Think of a system that understands your architecture decisions, preferences, and way of working — and maintains this understanding when you take actions relating to it. A form of derived intelligence context beyond the lines of code itself.

And without a doubt, the crippling costs that token usage comes with. Surely needs no explanation.

Why just passing all the knowledge didn't work and why a context management system is rising in prominence

While the reasons mentioned above are true, those are symptoms of the underlying limitation. They don't truly answer why a large enough context window isn't solving the context problem.

The real reason sits behind how transformer models really operate.

When we talk about coding agents and the nature of codebases, as code scales, relationships scale exponentially. The model is now asking which tokens matter, how they relate, which should influence the answer, and which should be ignored — all over 10,000 files instead of 100.

Software is highly interconnected. Files are connected in different ways for different uses.

Software dependency diagram showing how files, services, and APIs interconnect

Establishing these relationships becomes increasingly harder for a model when the number of input tokens is large.

Each token from the input is compared against every other token for a relationship. The result is a softmax applied over all tokens, for which the weights must sum to 1.0 across the entire context.
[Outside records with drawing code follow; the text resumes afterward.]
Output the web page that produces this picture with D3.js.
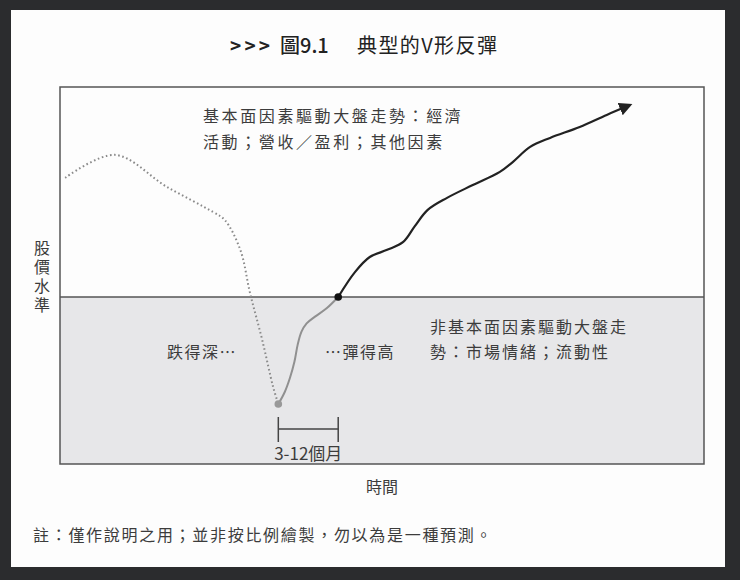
<!DOCTYPE html>
<html>
<head>
<meta charset="utf-8">
<script src="https://cdn.jsdelivr.net/npm/d3@7"></script>
<style>
  html, body { margin: 0; padding: 0; background: #2b2c2e; }
  svg { display: block; }
  text { font-family: "Noto Sans CJK TC", "Noto Sans", sans-serif; fill: #3c3c3c; }
</style>
</head>
<body>
<svg id="chart" width="740" height="580"></svg>
<script>
// time on x (0-100), price level on y (0-100)
var normalLevel = 44.3;

// fall before the trough (dotted)
var fallT = [0.8, 8.5, 16.6, 23.8, 25.6, 28.0, 29.5, 31.4, 33.1, 33.9];
var fallV = [75.9, 82.0, 73.5, 66.8, 64.7, 56.8, 45.4, 32.9, 20.4, 15.9];

// rebound below normal level (grey)
var reboundT = [33.9, 34.9, 35.7, 36.4, 36.9, 37.5, 38.3, 39.6, 41.4, 43.2];
var reboundV = [15.9, 19.1, 22.8, 27.1, 31.6, 35.1, 37.3, 39.1, 41.3, 44.3];

// fundamentals driven rise (black)
var riseT = [43.2, 45.8, 48.1, 50.8, 53.3, 55.1, 57.1, 60.1, 64.1, 68.3, 70.3, 73.0, 76.1, 80.7, 84.9, 88.5];
var riseV = [44.3, 50.9, 54.9, 56.8, 58.9, 63.1, 67.4, 70.6, 74.0, 77.5, 80.1, 84.1, 86.5, 89.4, 92.6, 95.2];

var titleMark = "> > >";
var titleNum = "圖9.1";
var titleText = "典型的V形反彈";
var topNote = ["基本面因素驅動大盤走勢：經濟", "活動；營收／盈利；其他因素"];
var lowNote = ["非基本面因素驅動大盤走", "勢：市場情緒；流動性"];
var yLabel = "股價水準";
var footnote = "註：僅作說明之用；並非按比例繪製，勿以為是一種預測。";

var svg = d3.select("#chart");

// page
svg.append("rect").attr("x", 11).attr("y", 10).attr("width", 714).attr("height", 557)
	.attr("fill", "#fdfdfd");

var box = {left: 60, right: 704, top: 87, bottom: 464};

var x = d3.scaleLinear().domain([0, 100]).range([box.left, box.right]);
var y = d3.scaleLinear().domain([0, 100]).range([box.bottom, box.top]);

// grey zone under the normal level
svg.append("rect")
	.attr("x", x(0)).attr("y", y(normalLevel))
	.attr("width", x(100) - x(0)).attr("height", y(0) - y(normalLevel))
	.attr("fill", "#e7e7e9");

svg.append("line")
	.attr("x1", x(0)).attr("x2", x(100))
	.attr("y1", y(normalLevel)).attr("y2", y(normalLevel))
	.attr("stroke", "#555").attr("stroke-width", 1.5);

svg.append("rect")
	.attr("x", x(0)).attr("y", y(100))
	.attr("width", x(100) - x(0)).attr("height", y(0) - y(100))
	.attr("fill", "none").attr("stroke", "#555").attr("stroke-width", 1.5);

function pts(ts, vs) { return ts.map(function(t, i){ return [t, vs[i]]; }); }

var line = d3.line()
	.x(function(d){ return x(d[0]); })
	.y(function(d){ return y(d[1]); })
	.curve(d3.curveCatmullRom.alpha(0.5));

svg.append("defs").append("marker")
	.attr("id", "arrow").attr("viewBox", "0 0 10 10")
	.attr("refX", 8).attr("refY", 5)
	.attr("markerWidth", 6).attr("markerHeight", 6)
	.attr("orient", "auto")
	.append("path").attr("d", "M0,0L10,5L0,10z").attr("fill", "#222");

svg.append("path").datum(pts(fallT, fallV))
	.attr("d", line).attr("fill", "none")
	.attr("stroke", "#8a8a8a").attr("stroke-width", 2)
	.attr("stroke-dasharray", "1.6,2.6");

svg.append("path").datum(pts(reboundT, reboundV))
	.attr("d", line).attr("fill", "none")
	.attr("stroke", "#909090").attr("stroke-width", 2);

svg.append("path").datum(pts(riseT, riseV))
	.attr("d", line).attr("fill", "none")
	.attr("stroke", "#222").attr("stroke-width", 2.2)
	.attr("marker-end", "url(#arrow)");

// trough and recovery dots
svg.append("circle").attr("cx", x(reboundT[0])).attr("cy", y(reboundV[0]))
	.attr("r", 3.8).attr("fill", "#999");
svg.append("circle").attr("cx", x(riseT[0])).attr("cy", y(riseV[0]))
	.attr("r", 3.8).attr("fill", "#111");

// 3-12 month bracket
var bx0 = x(reboundT[0]), bx1 = x(riseT[0]);
var br = svg.append("g").attr("stroke", "#444").attr("stroke-width", 1.5);
br.append("line").attr("x1", bx0).attr("x2", bx0).attr("y1", 417).attr("y2", 442);
br.append("line").attr("x1", bx1).attr("x2", bx1).attr("y1", 417).attr("y2", 442);
br.append("line").attr("x1", bx0).attr("x2", bx1).attr("y1", 429).attr("y2", 429);
svg.append("text").attr("x", (bx0 + bx1) / 2).attr("y", 460)
	.attr("text-anchor", "middle").attr("font-size", 17).text("3-12個月");

// title
svg.append("text").attr("x", 230).attr("y", 53)
	.attr("font-size", 19).attr("font-weight", 700).style("fill", "#222")
	.attr("textLength", 40).text(titleMark);
svg.append("text").attr("x", 280).attr("y", 53)
	.attr("font-size", 20).attr("font-weight", 500).style("fill", "#222")
	.text(titleNum);
svg.append("text").attr("x", 357).attr("y", 53)
	.attr("font-size", 20).attr("letter-spacing", 1.4).style("fill", "#222")
	.text(titleText);

// notes
svg.selectAll(".top-note").data(topNote).enter().append("text")
	.attr("x", 203).attr("y", function(d, i){ return 122 + i * 26; })
	.attr("font-size", 16).attr("letter-spacing", 2.6).text(function(d){ return d; });

svg.selectAll(".low-note").data(lowNote).enter().append("text")
	.attr("x", 430).attr("y", function(d, i){ return 333 + i * 25; })
	.attr("font-size", 16).attr("letter-spacing", 2).text(function(d){ return d; });

svg.append("text").attr("x", 167).attr("y", 358)
	.attr("font-size", 16).attr("letter-spacing", 1.5).text("跌得深…");
svg.append("text").attr("x", 325).attr("y", 358)
	.attr("font-size", 16).attr("letter-spacing", 1.5).text("…彈得高");

// axis titles
svg.append("text").attr("x", 42).attr("y", 240)
	.style("writing-mode", "vertical-rl")
	.attr("font-size", 16).attr("letter-spacing", 3).text(yLabel);

svg.append("text").attr("x", 382).attr("y", 493).attr("text-anchor", "middle")
	.attr("font-size", 16).text("時間");

svg.append("text").attr("x", 33).attr("y", 541)
	.attr("font-size", 16).attr("letter-spacing", 1.7).text(footnote);
</script>
</body>
</html>
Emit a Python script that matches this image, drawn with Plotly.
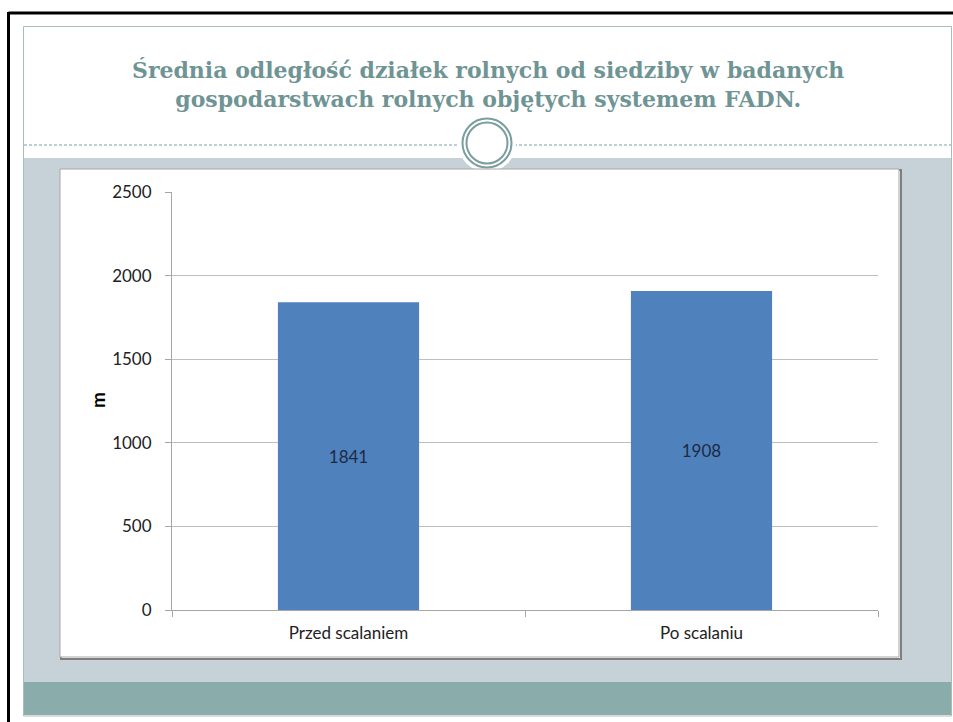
import plotly.graph_objects as go

categories = ["Przed scalaniem", "Po scalaniu"]
values = [1841, 1908]
y_ticks = [0, 500, 1000, 1500, 2000, 2500]
title_lines = ["Średnia odległość działek rolnych od siedziby w badanych",
               "gospodarstwach rolnych objętych systemem FADN."]
y_title = "m"

W, H = 953, 722
L, R, T, B = 172, 878, 192, 610  # plot area in pixels


def px(x):
    return (x - L) / (R - L)


def py(y):
    return (B - y) / (B - T)


fig = go.Figure()
fig.add_trace(go.Bar(
    x=categories, y=values,
    marker=dict(color="#4f81bd", line=dict(width=0)),
    text=[str(v) for v in values], textposition="inside", insidetextanchor="middle",
    textfont=dict(family="Lato, Open Sans, sans-serif", size=17, color="#1c2a45"),
    width=0.4,
))

shapes = []
# black outer frame (top/left)
shapes.append(dict(type="line", xref="paper", yref="paper", x0=px(8.5), x1=px(953), y0=py(13), y1=py(13),
                   line=dict(color="black", width=3), layer="below"))
shapes.append(dict(type="line", xref="paper", yref="paper", x0=px(8.5), x1=px(8.5), y0=py(12), y1=py(722),
                   line=dict(color="black", width=3), layer="below"))
# slide border
shapes.append(dict(type="rect", xref="paper", yref="paper", x0=px(23.5), x1=px(951.5), y0=py(26.5), y1=py(716),
                   line=dict(color="#a8bcbc", width=1), fillcolor="white", layer="below"))
# gray panel
shapes.append(dict(type="rect", xref="paper", yref="paper", x0=px(24), x1=px(951), y0=py(158), y1=py(682),
                   line=dict(width=0), fillcolor="#c6d2d8", layer="below"))
# teal band
shapes.append(dict(type="rect", xref="paper", yref="paper", x0=px(24), x1=px(951), y0=py(682), y1=py(715),
                   line=dict(width=0), fillcolor="#8aacab", layer="below"))
# dashed line
shapes.append(dict(type="line", xref="paper", yref="paper", x0=px(24), x1=px(951), y0=py(145), y1=py(145),
                   line=dict(color="#7d9fa0", width=1, dash="3px,2px"), layer="below"))
# white circle cutout
shapes.append(dict(type="circle", xref="paper", yref="paper", x0=px(487 - 29), x1=px(487 + 29),
                   y0=py(143 - 29), y1=py(143 + 29), line=dict(width=0), fillcolor="white", layer="below"))
shapes.append(dict(type="circle", xref="paper", yref="paper", x0=px(487 - 24.5), x1=px(487 + 24.5),
                   y0=py(143 - 24.5), y1=py(143 + 24.5), line=dict(color="#7a9e9f", width=2), fillcolor="white", layer="below"))
shapes.append(dict(type="circle", xref="paper", yref="paper", x0=px(487 - 20.5), x1=px(487 + 20.5),
                   y0=py(143 - 20.5), y1=py(143 + 20.5), line=dict(color="#7a9e9f", width=2), fillcolor="white", layer="below"))
# chart box shadow + box
shapes.append(dict(type="rect", xref="paper", yref="paper", x0=px(61), x1=px(901), y0=py(170), y1=py(659),
                   line=dict(color="#7f7f7f", width=2), fillcolor="white", layer="below"))
shapes.append(dict(type="rect", xref="paper", yref="paper", x0=px(60), x1=px(899), y0=py(169), y1=py(657),
                   line=dict(color="#a6a6a6", width=1), fillcolor="white", layer="below"))

annotations = [
    dict(text="<b>" + title_lines[0] + "<br>" + title_lines[1] + "</b>", xref="paper", yref="paper",
         x=px(488), y=py(84), xanchor="center", yanchor="middle", showarrow=False, align="center",
         font=dict(family="DejaVu Serif, serif", size=22, color="#6f9494")),
    dict(text="<b>" + y_title + "</b>", xref="paper", yref="paper", x=px(97), y=py(400),
         xanchor="center", yanchor="middle", showarrow=False, textangle=-90,
         font=dict(family="Lato, Open Sans, sans-serif", size=19, color="black")),
]

fig.update_layout(
    width=W, height=H,
    margin=dict(l=L, r=W - R, t=T, b=H - B),
    paper_bgcolor="white", plot_bgcolor="rgba(0,0,0,0)",
    showlegend=False, bargap=0.6,
    shapes=shapes, annotations=annotations,
    font=dict(family="Lato, Open Sans, sans-serif", size=14, color="#222222"),
)
fig.update_xaxes(
    showgrid=False, showline=True, linecolor="#a6a6a6", linewidth=1,
    ticks="outside", tickson="boundaries", ticklen=6, tickcolor="#a6a6a6",
    tickfont=dict(size=17, color="#222222"), ticklabelstandoff=8, zeroline=False,
)
fig.update_yaxes(
    range=[0, 2500], tickvals=y_ticks, showgrid=True, gridcolor="#bfbfbf", gridwidth=1,
    showline=True, linecolor="#a6a6a6", linewidth=1, ticks="outside", ticklen=6, tickcolor="#a6a6a6",
    tickfont=dict(size=17, color="#222222"), ticklabelstandoff=10, zeroline=False,
)

fig.write_html("out.html")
The model has to discriminate among a substantially larger set of candidate tokens — assigning high attention scores to the small subset that matters compared to all the others that don't.

Research from Adobe's NoLiMa: Long-Context Evaluation Beyond Literal Matching emphasizes the increasing challenge of retrieval and prioritization as context increases, especially when relevance depends on semantic relationships rather than exact matches.

The advertised context window vs practical wisdom

The 1M context window implies the model is capable of ingesting 1M tokens. Ingesting — often confused with reasoning.

We don't need the model to simply read through 1M tokens. We need it to establish knowledge we can derive from them: imports, dependencies, calls, architectural relationships, decisions made in the past, and interactions across services.

The real problem: context length increases the number of possible relationships the model could consider far faster than it increases the model's reasoning capacity.

NoLiMa benchmark results showing model performance declining as context length increases

The NoLiMa: Long-Context Evaluation Beyond Literal Matching study shows the scores across models with the increase in input length.

Model performance at different context length levels showing declining scores as input length increases

We see similar results in the study done with increasing input context for multiple models — all show the same trend of scores reducing with increasing context length.

What becomes clear is that the real limitation is no longer about how much context a model can consume, but whether it can effectively derive meaning from it.

While the context window may possibly continue to grow, the real development is in the context engineering space. The solution is going to look less like large, ever-growing prompts and more like multi-layered architecture that includes the nuances needed to make the right decisions to write code.

Understanding of code is beyond just what the code is or where it resides — but relationships across repositories, why that code exists, beyond just the current state, and how that state evolved through prior decisions and interactions.

The real win is going to be driven by the relevance of the context passed to the models. The shift of focus from model capability to context design — being able to precisely input what the model should know at the exact moment it needs to know it.